Siemens also offers processing industries radio-based products, says Kurt Polzer, who is responsible for the development of the wireless field device business at Siemens Industry. “On the one hand,” he says, “switching to radio technology poses risks for an industrial company. For example, if the controller technology fails at a plate glass factory, 1,000 tons of glass can cool down in the melt furnace. But there are also advantages — and you can avoid problems by simply equipping the facility with additional radio sensors. This reduces maintenance costs and increases productivity and production quality.”

Sollacher uses a test network in his lab to study how self-organizing networks function. The network contains up to 80 nodes for measuring temperature, brightness, and humidity. They measure distances to their neighbors in order to pinpoint their own positions, autonomously assign radio channels, and regularly synchronize their internal clocks. They also interpret data — for example, they can determine mean temperatures. They do this by comparing their measurements with those of their neighbors and then using the data to estimate an average value for the overall system. This value even includes measurements made by nodes unknown to them. By exchanging these estimates with their neighbors, they are thus able to quickly calculate the correct mean temperature, which can then be called up from any sensor node.

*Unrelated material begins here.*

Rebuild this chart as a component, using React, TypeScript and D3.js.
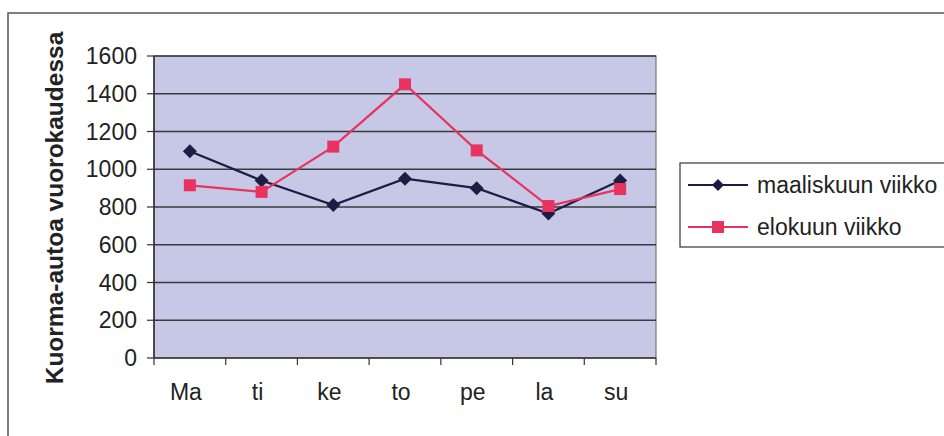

The network uses a similar process to identify simple patterns — for example, the combination of different measurement values. Sollacher describes the procedure as follows: “Imagine a refrigerated container that is being monitored by temperature, humidity, and door sensors. If the door is closed, the temperature and humidity should be within a certain range. If it’s open, these limits will probably be exceeded.” Each sensor node utilizes predefined ranges, and then uses its actual readings to calculate if all system parameters are within those ranges. Nodes exchange their estimates and the network calculates iteratively whether or not the system as a whole is operating properly. Such functions are crucial for industrial monitoring systems that utilize a large number of sensors.